Nancy Bruner: “Do They Really Want a Change Agent?”

Nancy Bruner blogs on Word | Rap. Her first (and as of this writing, only) post is titled Do They Really Want a Change Agent. Since most lean practitioners are, rightly or wrongly, expected to be change agents, the points she makes caught my eye.

The harsh reality of this is summed up in her second key point:

2. You will spend more time convincing the very people who hired you to make the changes they hired you to make than you will spend competing in the market.

I recall visiting a company a couple of years ago. As I spoke with a number of people, they all had the same question: “How can we go faster?” Yet they already had (have) a world-class expert on staff. “All you need to do,” I told them, “is listen to him and do what he says.”

And there was the rub. The company, while wanting to alter their results, was (is) struggling with the idea that the leaders themselves must change the way they manage and lead if they want a different outcome.

This is a common problem.

The other common problem is that the practitioners, while clear on the tools and methods of “lean” are far less clear on exactly what leaders need to do differently other than a vague notion of “support the changes.”

The literature, until recently, has not done much to help with this problem. The practice of leaders is starting to get more definition, but the lean community itself still has a huge inertia behind implementation methods that have been proven, again and again, to fail.

There are change agents within the lean community as well. Not surprisingly, they are finding the same resistance that the practitioners in the field complain about.

Don’t Lose “How To Make Things”

One of the catch phrases in the Toyota culture is “the art of making things.” Everything I have read, and everyone I know who has worked there suggests that “making things” is a passion there that goes beyond a means to make money.

In today’s finance / MBA driven world, I think too many companies are losing sight of the difference between truly creating value vs. simply gathering wealth. They are not the same.

The “makers” of the world are the ones who are creating the incredible breakthroughs we are reading about every day. Making things is a skill that must be practiced, nurtured, focused. With the pace of technology today, the second you are complacent, you are obsolete.

But that isn’t what I am writing about. I want to discuss the consequences.

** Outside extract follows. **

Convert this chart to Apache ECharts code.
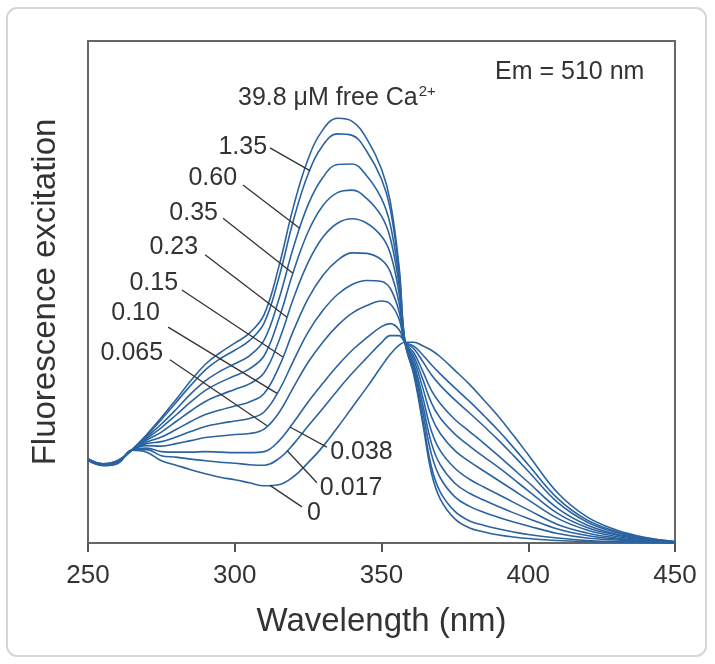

A company that works to truly create value has to grasp the process of doing so. They have to continuously seek to understand better ways to do it. They gain competitive advantage not merely from making things, but from improving how they make things. Their focus for improvement is a drive toward building the deep skill within the organization.

Finance driven organizations build different skills. They become skilled at developing accounting models, and analyzing them. And those skills may very well serve them for a long time.

But something is lost. When a company’s understanding of its own manufacturing technology becomes superficial, they may very well still make money. The question is whether or not they retain the ability to achieve a breakthrough when one is necessary.

A number of companies out there are well known for a key product breakthrough. Often, though, behind that key product’s success is another breakthrough that enabled that product to be produced economically.

On the other extreme, many a breakthrough invention has failed in the marketplace, not because it was a bad idea, but because the inventor couldn’t make them.

If you are a company that creates value through the conversion of material into products to sell – manufacturing – take a long hard look at the process of making. Are you experts? Do you, or could you design and build your own production equipment? Those skills, that knowledge, once gone is extraordinarily difficult to rebuild.

The alternative is to becoming beholden to the open market’s ability to meet your needs. This might well work if you have a superb relationship with those suppliers. Most companies don’t.

What is your competitive advantage? How do you create the value that is the foundation for all of your profits? How well do you understand that process? Can you fix it when it breaks? Are you making it better every day? Or are you counting on tomorrow being like yesterday?